The Aerobee was designed to carry instruments aloft to collect data on the upper atmosphere and to place small animals in a weightless condition for physiological studies. It was launched by a solid-propellant booster engine of 18,000 pounds thrust that burned for only two and a half seconds. After the booster burned out, the Aerobee continued upward, propelled by a liquid-fueled rocket engine of 4,000 pounds thrust. The Aerobee could attain a maximum speed of 4,300 mph and an altitude of 123 miles. Its loaded weight was 678 pounds.
Early Space Physiology Studies
The Aerobee was also used to conduct one of the earliest U.S. physiological experiments on the road to manned space flight. On May 22, 1952, at Holloman Air Force Base, N.M., two Philippine monkeys, Patricia and Mike, were enclosed in an Aerobee nose section at Holloman Air Force Base, N.M. Patricia was placed in a sitting position and Mike in a prone position to measure the effects of rapid acceleration on them. Fired to an altitude of 36 miles and a speed of 2,000 mph, these two monkeys were the first primates to reach so high an altitude.
Along with the monkeys, two white mice, Mildred and Albert, also rode in the Aerobee nose. They were inside a slowly rotating drum in which they could "float" during the period of weightlessness.

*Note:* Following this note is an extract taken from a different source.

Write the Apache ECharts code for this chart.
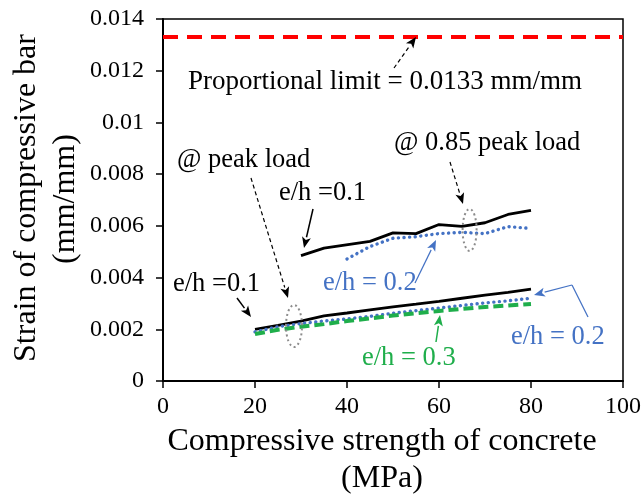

The section containing the animals was recovered safely from the upper atmosphere by parachute. Patricia died of natural causes about two years later and Mike in 1967, both at the National Zoological Park in Washington, D.C. They are represented in the Aerobee compartment display at the museum by models. The two preserved mice on display are the real Mildred and Albert.
This historic flight provided invaluable data for the survival of man during a rocket launch with its high acceleration forces, and later the existence of man in the weightless conditions.